I consider myself a better materialist for the experience. But note that I do not view the experience as self-flagellation, I didn't seek out... whatever the hell that was. The flagella of cosmic unity tried to force their way in, and I stayed the course. Can't let the team down; the ancestors and descendants are counting on me. If God or the administrators of the Ancestor Simulation want to talk to me that badly, they can send an email.
A Brief Note on Harm Reduction:
As clinical experiments go, my methodology was garbage. The clinician and the subject were the same person, and both of them were tripping balls in a manner they hadn’t realized was physically possible. I was already happier than I had been in a... very long time when I tried this. Nothing I have said or will say constitutes medical advice.

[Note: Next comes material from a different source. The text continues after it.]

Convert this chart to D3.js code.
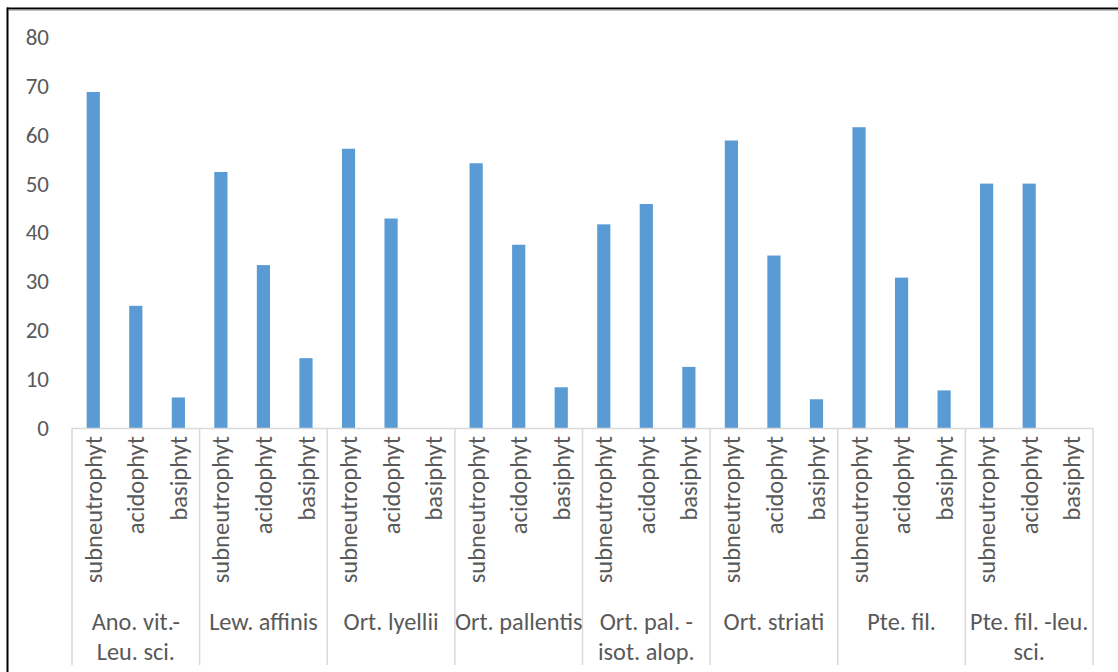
<!DOCTYPE html>
<html>
<head>
<meta charset="utf-8">
<script src="https://cdn.jsdelivr.net/npm/d3@7/dist/d3.min.js"></script>
<style>
  html, body { margin: 0; padding: 0; background: #fff; }
  svg { display: block; }
  text { font-family: Calibri, Carlito, Lato, sans-serif; fill: #595959; }
</style>
</head>
<body>
<svg id="chart" width="1118" height="672"></svg>
<script>
// Share of ecological groups (% of species) per moss community
const groupLabels = [
  ["Ano. vit.-", "Leu. sci."],
  ["Lew. affinis"],
  ["Ort. lyellii"],
  ["Ort. pallentis"],
  ["Ort. pal. -", "isot. alop."],
  ["Ort. striati"],
  ["Pte. fil."],
  ["Pte. fil. -leu.", "sci."]
];
const types = ["subneutrophyt", "acidophyt", "basiphyt"];
const subneutrophyt = [68.75, 52.38, 57.14, 54.17, 41.67, 58.82, 61.54, 50];
const acidophyt     = [25, 33.33, 42.86, 37.5, 45.83, 35.29, 30.77, 50];
const basiphyt      = [6.25, 14.29, 0, 8.33, 12.5, 5.88, 7.69, 0];
const yTicks = [0, 10, 20, 30, 40, 50, 60, 70, 80];

const seriesByType = { subneutrophyt, acidophyt, basiphyt };

const svg = d3.select("#chart");

// frame around the chart
svg.append("line").attr("x1", 7).attr("x2", 1118).attr("y1", 8.5).attr("y2", 8.5)
  .attr("stroke", "#000").attr("stroke-width", 2);
svg.append("line").attr("x1", 9).attr("x2", 1118).attr("y1", 10.2).attr("y2", 10.2)
  .attr("stroke", "#a6a6a6").attr("stroke-width", 1);
svg.append("line").attr("x1", 7.5).attr("x2", 7.5).attr("y1", 7.5).attr("y2", 672)
  .attr("stroke", "#000").attr("stroke-width", 2);

const plot = { left: 72, right: 1093, top: 37, bottom: 428 };

const x0 = d3.scaleBand()
  .domain(d3.range(groupLabels.length))
  .range([plot.left, plot.right])
  .padding(0);

const x1 = d3.scaleBand()
  .domain(types)
  .range([0, x0.bandwidth()])
  .paddingInner(0.69)
  .paddingOuter(0.345);

const y = d3.scaleLinear().domain([0, 80]).range([plot.bottom, plot.top]);

// value axis labels (no axis line, no gridlines)
const yAxis = d3.axisLeft(y).tickValues(yTicks).tickSize(0).tickPadding(0).tickFormat(d3.format("d"));
const yg = svg.append("g").attr("transform", "translate(49,0)").call(yAxis);
yg.select(".domain").remove();
yg.selectAll("text")
  .style("font-family", "Calibri, Carlito, Lato, sans-serif")
  .style("font-size", "23px")
  .attr("fill", "#595959");

// flattened rows
const rows = [];
groupLabels.forEach((g, gi) => {
  types.forEach(t => rows.push({ gi, type: t, value: seriesByType[t][gi] }));
});

// bars
svg.append("g").selectAll("rect")
  .data(rows)
  .join("rect")
  .attr("x", d => x0(d.gi) + x1(d.type))
  .attr("width", x1.bandwidth())
  .attr("y", d => y(d.value))
  .attr("height", d => y(0) - y(d.value))
  .attr("fill", "#5b9bd5");

// category axis line
svg.append("line")
  .attr("x1", plot.left).attr("x2", plot.right)
  .attr("y1", plot.bottom + 0.5).attr("y2", plot.bottom + 0.5)
  .attr("stroke", "#d9d9d9").attr("stroke-width", 1.5);

// group separators running through the label rows
const seps = d3.range(groupLabels.length + 1).map(i => i < groupLabels.length ? x0(i) : plot.right);
svg.append("g").selectAll("line")
  .data(seps)
  .join("line")
  .attr("x1", d => d).attr("x2", d => d)
  .attr("y1", plot.bottom).attr("y2", 665)
  .attr("stroke", "#d9d9d9").attr("stroke-width", 1.5);

// rotated type labels under each bar
svg.append("g").selectAll("text")
  .data(rows)
  .join("text")
  .attr("transform", d => `translate(${x0(d.gi) + x1(d.type) + x1.bandwidth() / 2},436) rotate(-90)`)
  .attr("text-anchor", "end")
  .attr("dy", "0.35em")
  .style("font-size", "24.5px")
  .text(d => d.type);

// community labels
const gl = svg.append("g").selectAll("text")
  .data(groupLabels)
  .join("text")
  .attr("text-anchor", "middle")
  .style("font-size", "24.3px");
gl.each(function (lines, gi) {
  const t = d3.select(this);
  lines.forEach((ln, li) => {
    t.append("tspan")
      .attr("x", x0(gi) + x0.bandwidth() / 2)
      .attr("y", 629.5 + li * 30.5)
      .text(ln);
  });
});
</script>
</body>
</html>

Do not take heroic doses of LSD unless you have a damn good reason. If you must, do not add cannabis unless you have meticulously researched the interactions. And if you do add cannabis, do not come crying to me when you find yourself castrating God with imaginary scissors to prevent Him from mind-fucking you. Or if you do get mind-fucked, for the matter, I will be sympathetic but less than useful. I've warned you. And I warn you again:
Some doors, once opened, cannot be closed until the half-life clears your system. Sometimes they stay ajar forever, no matter how hard you shove. From a mental health perspective, the evidence for psilocybin and ketamine is far more robust, and the latter is actually medically available in many jurisdictions.
I don't want to be this high ever again. But I am very glad to be back.